A marvel as rich and moving as its subject’s sound
One evening in the 1850s, a widowed ship engineer called Robert Foulis was walking along the shore in his home town of St John, Canada. It was foggy, and Foulis’s mind was on the ships lost in the mists out at sea.
In those days, shipwrecks in which tens and hundreds of people died were shockingly common, and the world’s greatest maritime minds were applied to improving coastal warning systems. On that particular night, Foulis made a breakthrough when he heard his daughter playing the piano at home. The lower notes, he noticed, carried better through the fog than the higher ones.
He applied this observation to a new machine that would use one low note to warn ships away from fog-bound land.
The first of Foulis’s foghorns was installed off the St John coast in 1859, and the rest is a low, sonorous and strangely moving history.

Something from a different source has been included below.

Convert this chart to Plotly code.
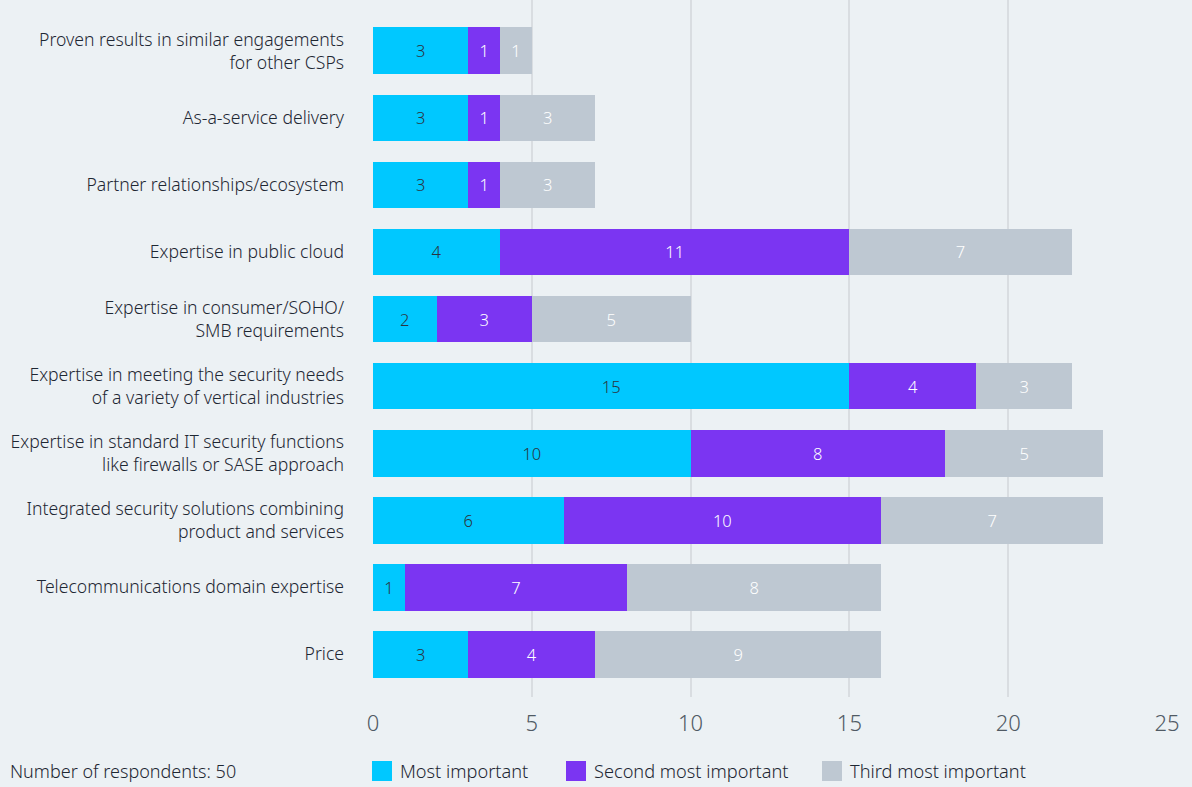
import plotly.graph_objects as go

# Survey: what matters most when choosing a security partner
categories = [
    "Proven results in similar engagements<br>for other CSPs",
    "As-a-service delivery",
    "Partner relationships/ecosystem",
    "Expertise in public cloud",
    "Expertise in consumer/SOHO/<br>SMB requirements",
    "Expertise in meeting the security needs<br>of a variety of vertical industries",
    "Expertise in standard IT security functions<br>like firewalls or SASE approach",
    "Integrated security solutions combining<br>product and services",
    "Telecommunications domain expertise",
    "Price",
]
most_important = [3, 3, 3, 4, 2, 15, 10, 6, 1, 3]
second_most = [1, 1, 1, 11, 3, 4, 8, 10, 7, 4]
third_most = [1, 3, 3, 7, 5, 3, 5, 7, 8, 9]

series_names = ["Most important", "Second most important", "Third most important"]
x_ticks = [0, 5, 10, 15, 20, 25]
respondents_note = "Number of respondents: 50"

FONT = "Noto Sans"
WEIGHT = 300
BG = "#ECF1F4"
COLORS = ["#00C8FF", "#7B35F2", "#BEC8D2"]
TEXT_COLORS = ["#2B3440", "#FFFFFF", "#FFFFFF"]

fig = go.Figure()
for name, vals, col, tcol in zip(series_names, [most_important, second_most, third_most], COLORS, TEXT_COLORS):
    fig.add_trace(go.Bar(
        y=categories, x=vals, name=name, orientation="h",
        marker=dict(color=col, line=dict(width=0)),
        text=[str(v) for v in vals], textposition="inside",
        insidetextanchor="middle", textangle=0, constraintext="none",
        textfont=dict(family=FONT, size=16.5, color=tcol, weight=WEIGHT),
        showlegend=False,
    ))

W, H = 1192, 787
L, R, T, B = 373, 25, 0, 90
pw, ph = W - L - R, H - T - B

fig.update_layout(
    width=W, height=H, barmode="stack", bargap=0.30,
    paper_bgcolor=BG, plot_bgcolor=BG,
    margin=dict(l=L, r=R, t=T, b=B, autoexpand=False),
    font=dict(family=FONT, color="#1E2733", weight=WEIGHT),
    xaxis=dict(
        range=[0, 25], tickvals=x_ticks, showgrid=True, gridcolor="#D9DDE1",
        gridwidth=2, zeroline=False, showline=False,
        tickfont=dict(family=FONT, size=22, color="#505A64", weight=WEIGHT),
        ticklabelstandoff=11, fixedrange=True,
    ),
    yaxis=dict(
        categoryorder="array", categoryarray=categories,
        range=[9.64, -0.76], showgrid=False, zeroline=False, showline=False,
        tickfont=dict(family=FONT, size=17.6, color="#1E2733", weight=WEIGHT),
        ticklabelstandoff=28,
    ),
)

# Legend row and respondent note below the axis
def px_x(x):
    return (x - L) / pw

def px_y(y):
    return (H - B - y) / ph

legend_x = [372, 566, 822]
for name, col, x0 in zip(series_names, COLORS, legend_x):
    fig.add_shape(type="rect", xref="paper", yref="paper",
                  x0=px_x(x0), x1=px_x(x0 + 20), y0=px_y(781), y1=px_y(761),
                  fillcolor=col, line=dict(width=0))
    fig.add_annotation(xref="paper", yref="paper", x=px_x(x0 + 26), y=px_y(771),
                       text=name, showarrow=False, xanchor="left", yanchor="middle",
                       font=dict(family=FONT, size=18.2, color="#1E2733", weight=WEIGHT))

fig.add_annotation(xref="paper", yref="paper", x=px_x(8), y=px_y(771),
                   text=respondents_note, showarrow=False, xanchor="left", yanchor="middle",
                   font=dict(family=FONT, size=18, color="#1E2733", weight=WEIGHT))

fig.write_html("out.html")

Allan recounts the subsequent story of Foulis’s invention, and of her own obsession with these machinedriven instruments with an engaging humour, meticulous research and a lightness of touch. This could have a been a pretentious book, and when analysing the appeal of the foghorn’s lonely bass notes, the book does occasionally drift into the rocks of introspection. But as an evocation of a time when much of the life of our isles depended on a close relationship with the sea and its dangers, however, it is a marvel, as rich and moving as its subject’s sound.